**Written task:** Output the full listing below exactly as it reads, and skip anything that is a picture.

**Data segment:**
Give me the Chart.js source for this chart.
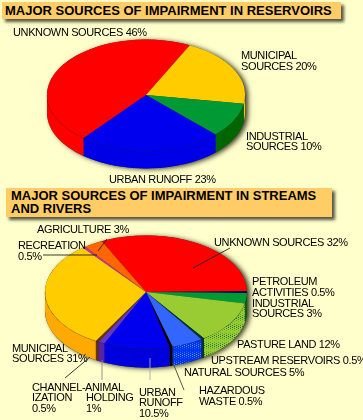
<!DOCTYPE html>
<html><head><meta charset="utf-8">
<script src="https://cdn.jsdelivr.net/npm/chart.js@4/dist/chart.umd.min.js"></script>
<style>
html,body{margin:0;padding:0;background:#FFFFCC;}
body{width:363px;height:420px;position:relative;overflow:hidden;font-family:"Liberation Sans",Arial,sans-serif;}
canvas{position:absolute;left:0;top:0;}
.t{position:absolute;background:#FFCC66;box-shadow:3px 3px 3px #554;color:#000;font-weight:bold;font-size:13px;line-height:12.5px;box-sizing:border-box;white-space:nowrap;}
</style></head><body>
<div class="t" style="left:2px;top:2px;width:339px;height:17px;padding:2.5px 0 0 3px">MAJOR SOURCES OF IMPAIRMENT IN RESERVOIRS</div>
<div class="t" style="left:6px;top:188px;width:326px;height:29px;padding:2px 0 0 5px">MAJOR SOURCES OF IMPAIRMENT IN STREAMS<br>AND RIVERS</div>
<canvas id="c1" width="363" height="420"></canvas>
<canvas id="c2" width="363" height="420"></canvas>
<script>
// ---- data: reservoirs
const resCategories = ["UNKNOWN SOURCES","MUNICIPAL SOURCES","INDUSTRIAL SOURCES","URBAN RUNOFF"];
const resValues = [46,20,10,23];
const resColors = ["#FF0000","#FFCC00","#009933","#0000EE"];
const resWalls = ["#FF0000","#FFCC00","#006600","#0000E6"];
// ---- data: streams and rivers
const strCategories = ["UNKNOWN SOURCES","PETROLEUM ACTIVITIES","INDUSTRIAL SOURCES","PASTURE LAND","UPSTREAM RESERVOIRS","NATURAL SOURCES","HAZARDOUS WASTE","URBAN RUNOFF","ANIMAL HOLDING","CHANNELIZATION","MUNICIPAL SOURCES","RECREATION","AGRICULTURE"];
const strValues = [32,0.5,3,12,0.5,5,0.5,10.5,1,0.5,31,0.5,3];
const strColors = ["#FF0000","#000066","#009933","#99CC33","#003333","#3366FF","#000000","#0000EE","#6633CC","#663300","#FFCC00","#CC3399","#FF6600"];
// ---- labels
const resLabels = [
 ["UNKNOWN SOURCES 46%",13,36],["MUNICIPAL",241,59],["SOURCES 20%",241,69.5],
 ["INDUSTRIAL",246,140],["SOURCES 10%",246,150],["URBAN RUNOFF 23%",109,183]];
const strLabels = [
 ["AGRICULTURE 3%",37,233],["RECREATION",18,249],["0.5%",18,260],["UNKNOWN SOURCES 32%",214,246],
 ["PETROLEUM",252,285],["ACTIVITIES 0.5%",252,295.5],["INDUSTRIAL",252,307],["SOURCES 3%",252,317],
 ["PASTURE LAND 12%",237,348],["UPSTREAM RESERVOIRS 0.5%",211,364],["NATURAL SOURCES 5%",184,376],
 ["HAZARDOUS",199,394],["WASTE 0.5%",199,405],["URBAN",139,396],["RUNOFF",139,406],["10.5%",139,417],
 ["CHANNEL-",32,391],["IZATION",32,401],["0.5%",32,412],["ANIMAL",85,391],["HOLDING",86,401],["1%",86,412],
 ["MUNICIPAL",12,352],["SOURCES 31%",12,362]];
const strLeaders = [
 [230,248,193,268,"#222"],[107,239,98,251,"#222"],[43,255,97,255,"#222"],[65,378,90,357,"#222"],
 [102,380,102,360,"#888"],[150,380,150,358,"#aaa"],[184,390,173,363,"#444"]];

function dots(base,dot){
  const c=document.createElement('canvas');c.width=c.height=4;
  const x=c.getContext('2d');x.fillStyle=base;x.fillRect(0,0,4,4);
  x.fillStyle=dot;x.fillRect(0,0,1,1);x.fillRect(2,2,1,1);
  return x.createPattern(c,'repeat');
}
const ctxProbe=document.getElementById('c2').getContext('2d');
const strWalls = ["#DD0000","#000066","#006600",dots("#99CC33","#006633"),"#003333",dots("#0033EE","#66AAFF"),"#000000","#0000DD","#5522AA","#663300","#FFAA00","#CC3399","#FF6600"];

const pie3d={id:'pie3d',
 beforeDatasetsDraw(chart,_,o){
  const ctx=chart.ctx,m=chart.getDatasetMeta(0).data,x=m[0].x,y=m[0].y,R=m[0].outerRadius,dz=o.depth/o.k;
  ctx.save();
  ctx.translate(x,o.cy);ctx.scale(1,o.k);ctx.translate(-x,-y);
  // soft shadow behind solid
  ctx.save();
  ctx.shadowColor='rgba(40,40,20,0.9)';ctx.shadowBlur=5;ctx.shadowOffsetX=3;ctx.shadowOffsetY=1;
  ctx.fillStyle='#333';
  ctx.beginPath();ctx.arc(x,y+dz,R,0,Math.PI);ctx.arc(x,y,R,Math.PI,2*Math.PI);ctx.closePath();ctx.fill();
  ctx.restore();
  m.forEach((a,i)=>{
   [-2,0,2].forEach(t=>{
    const s=Math.max(a.startAngle+t*Math.PI,0),e=Math.min(a.endAngle+t*Math.PI,Math.PI);
    if(e>s){
     ctx.fillStyle=o.walls[i];
     ctx.beginPath();ctx.arc(x,y+dz,R,s,e);ctx.arc(x,y,R,e,s,true);ctx.closePath();ctx.fill();
     ctx.strokeStyle=o.seam;ctx.lineWidth=1;
     ctx.beginPath();ctx.arc(x,y,R,s,e);ctx.stroke();
    }
   });
  });
 },
 afterDatasetsDraw(chart,_,o){
  const ctx=chart.ctx;
  ctx.restore();
  ctx.save();
  ctx.fillStyle='#000';ctx.font=o.font;ctx.textBaseline='alphabetic';ctx.letterSpacing='-0.37px';
  o.labels.forEach(l=>ctx.fillText(l[0],l[1],l[2]));
  (o.leaders||[]).forEach(l=>{ctx.strokeStyle=l[4];ctx.lineWidth=0.9;ctx.beginPath();ctx.moveTo(l[0],l[1]);ctx.lineTo(l[2],l[3]);ctx.stroke();});
  ctx.restore();
 }};

function make(id,cats,vals,cols,rot,pad,opts){
 return new Chart(document.getElementById(id),{type:'pie',
  data:{labels:cats,datasets:[{data:vals,backgroundColor:cols,borderWidth:0,hoverOffset:0}]},
  options:{responsive:false,animation:false,rotation:rot,layout:{padding:pad},
   events:[],plugins:{legend:{display:false},tooltip:{enabled:false},pie3d:opts}},
  plugins:[pie3d]});
}
make('c1',resCategories,resValues,resColors,219,{left:47,right:118,top:0,bottom:221},
 {k:0.56,cy:95,depth:18,walls:resWalls,seam:'rgba(0,0,0,0.3)',labels:resLabels,font:'11px "Liberation Sans"'});
make('c2',strCategories,strValues,strColors,334,{left:45,right:116,top:0,bottom:218},
 {k:0.56,cy:292,depth:19,walls:strWalls,seam:'rgba(0,0,60,0.45)',labels:strLabels,leaders:strLeaders,font:'11px "Liberation Sans"'});
</script>
</body></html>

**Answer to the exercise:**
Give me the Chart.js source for this chart.
<!DOCTYPE html>
<html><head><meta charset="utf-8">
<script src="https://cdn.jsdelivr.net/npm/chart.js@4/dist/chart.umd.min.js"></script>
<style>
html,body{margin:0;padding:0;background:#FFFFCC;}
body{width:363px;height:420px;position:relative;overflow:hidden;font-family:"Liberation Sans",Arial,sans-serif;}
canvas{position:absolute;left:0;top:0;}
.t{position:absolute;background:#FFCC66;box-shadow:3px 3px 3px #554;color:#000;font-weight:bold;font-size:13px;line-height:12.5px;box-sizing:border-box;white-space:nowrap;}
</style></head><body>
<div class="t" style="left:2px;top:2px;width:339px;height:17px;padding:2.5px 0 0 3px">MAJOR SOURCES OF IMPAIRMENT IN RESERVOIRS</div>
<div class="t" style="left:6px;top:188px;width:326px;height:29px;padding:2px 0 0 5px">MAJOR SOURCES OF IMPAIRMENT IN STREAMS<br>AND RIVERS</div>
<canvas id="c1" width="363" height="420"></canvas>
<canvas id="c2" width="363" height="420"></canvas>
<script>
// ---- data: reservoirs
const resCategories = ["UNKNOWN SOURCES","MUNICIPAL SOURCES","INDUSTRIAL SOURCES","URBAN RUNOFF"];
const resValues = [46,20,10,23];
const resColors = ["#FF0000","#FFCC00","#009933","#0000EE"];
const resWalls = ["#FF0000","#FFCC00","#006600","#0000E6"];
// ---- data: streams and rivers
const strCategories = ["UNKNOWN SOURCES","PETROLEUM ACTIVITIES","INDUSTRIAL SOURCES","PASTURE LAND","UPSTREAM RESERVOIRS","NATURAL SOURCES","HAZARDOUS WASTE","URBAN RUNOFF","ANIMAL HOLDING","CHANNELIZATION","MUNICIPAL SOURCES","RECREATION","AGRICULTURE"];
const strValues = [32,0.5,3,12,0.5,5,0.5,10.5,1,0.5,31,0.5,3];
const strColors = ["#FF0000","#000066","#009933","#99CC33","#003333","#3366FF","#000000","#0000EE","#6633CC","#663300","#FFCC00","#CC3399","#FF6600"];
// ---- labels
const resLabels = [
 ["UNKNOWN SOURCES 46%",13,36],["MUNICIPAL",241,59],["SOURCES 20%",241,69.5],
 ["INDUSTRIAL",246,140],["SOURCES 10%",246,150],["URBAN RUNOFF 23%",109,183]];
const strLabels = [
 ["AGRICULTURE 3%",37,233],["RECREATION",18,249],["0.5%",18,260],["UNKNOWN SOURCES 32%",214,246],
 ["PETROLEUM",252,285],["ACTIVITIES 0.5%",252,295.5],["INDUSTRIAL",252,307],["SOURCES 3%",252,317],
 ["PASTURE LAND 12%",237,348],["UPSTREAM RESERVOIRS 0.5%",211,364],["NATURAL SOURCES 5%",184,376],
 ["HAZARDOUS",199,394],["WASTE 0.5%",199,405],["URBAN",139,396],["RUNOFF",139,406],["10.5%",139,417],
 ["CHANNEL-",32,391],["IZATION",32,401],["0.5%",32,412],["ANIMAL",85,391],["HOLDING",86,401],["1%",86,412],
 ["MUNICIPAL",12,352],["SOURCES 31%",12,362]];
const strLeaders = [
 [230,248,193,268,"#222"],[107,239,98,251,"#222"],[43,255,97,255,"#222"],[65,378,90,357,"#222"],
 [102,380,102,360,"#888"],[150,380,150,358,"#aaa"],[184,390,173,363,"#444"]];

function dots(base,dot){
  const c=document.createElement('canvas');c.width=c.height=4;
  const x=c.getContext('2d');x.fillStyle=base;x.fillRect(0,0,4,4);
  x.fillStyle=dot;x.fillRect(0,0,1,1);x.fillRect(2,2,1,1);
  return x.createPattern(c,'repeat');
}
const ctxProbe=document.getElementById('c2').getContext('2d');
const strWalls = ["#DD0000","#000066","#006600",dots("#99CC33","#006633"),"#003333",dots("#0033EE","#66AAFF"),"#000000","#0000DD","#5522AA","#663300","#FFAA00","#CC3399","#FF6600"];

const pie3d={id:'pie3d',
 beforeDatasetsDraw(chart,_,o){
  const ctx=chart.ctx,m=chart.getDatasetMeta(0).data,x=m[0].x,y=m[0].y,R=m[0].outerRadius,dz=o.depth/o.k;
  ctx.save();
  ctx.translate(x,o.cy);ctx.scale(1,o.k);ctx.translate(-x,-y);
  // soft shadow behind solid
  ctx.save();
  ctx.shadowColor='rgba(40,40,20,0.9)';ctx.shadowBlur=5;ctx.shadowOffsetX=3;ctx.shadowOffsetY=1;
  ctx.fillStyle='#333';
  ctx.beginPath();ctx.arc(x,y+dz,R,0,Math.PI);ctx.arc(x,y,R,Math.PI,2*Math.PI);ctx.closePath();ctx.fill();
  ctx.restore();
  m.forEach((a,i)=>{
   [-2,0,2].forEach(t=>{
    const s=Math.max(a.startAngle+t*Math.PI,0),e=Math.min(a.endAngle+t*Math.PI,Math.PI);
    if(e>s){
     ctx.fillStyle=o.walls[i];
     ctx.beginPath();ctx.arc(x,y+dz,R,s,e);ctx.arc(x,y,R,e,s,true);ctx.closePath();ctx.fill();
     ctx.strokeStyle=o.seam;ctx.lineWidth=1;
     ctx.beginPath();ctx.arc(x,y,R,s,e);ctx.stroke();
    }
   });
  });
 },
 afterDatasetsDraw(chart,_,o){
  const ctx=chart.ctx;
  ctx.restore();
  ctx.save();
  ctx.fillStyle='#000';ctx.font=o.font;ctx.textBaseline='alphabetic';ctx.letterSpacing='-0.37px';
  o.labels.forEach(l=>ctx.fillText(l[0],l[1],l[2]));
  (o.leaders||[]).forEach(l=>{ctx.strokeStyle=l[4];ctx.lineWidth=0.9;ctx.beginPath();ctx.moveTo(l[0],l[1]);ctx.lineTo(l[2],l[3]);ctx.stroke();});
  ctx.restore();
 }};

function make(id,cats,vals,cols,rot,pad,opts){
 return new Chart(document.getElementById(id),{type:'pie',
  data:{labels:cats,datasets:[{data:vals,backgroundColor:cols,borderWidth:0,hoverOffset:0}]},
  options:{responsive:false,animation:false,rotation:rot,layout:{padding:pad},
   events:[],plugins:{legend:{display:false},tooltip:{enabled:false},pie3d:opts}},
  plugins:[pie3d]});
}
make('c1',resCategories,resValues,resColors,219,{left:47,right:118,top:0,bottom:221},
 {k:0.56,cy:95,depth:18,walls:resWalls,seam:'rgba(0,0,0,0.3)',labels:resLabels,font:'11px "Liberation Sans"'});
make('c2',strCategories,strValues,strColors,334,{left:45,right:116,top:0,bottom:218},
 {k:0.56,cy:292,depth:19,walls:strWalls,seam:'rgba(0,0,60,0.45)',labels:strLabels,leaders:strLeaders,font:'11px "Liberation Sans"'});
</script>
</body></html>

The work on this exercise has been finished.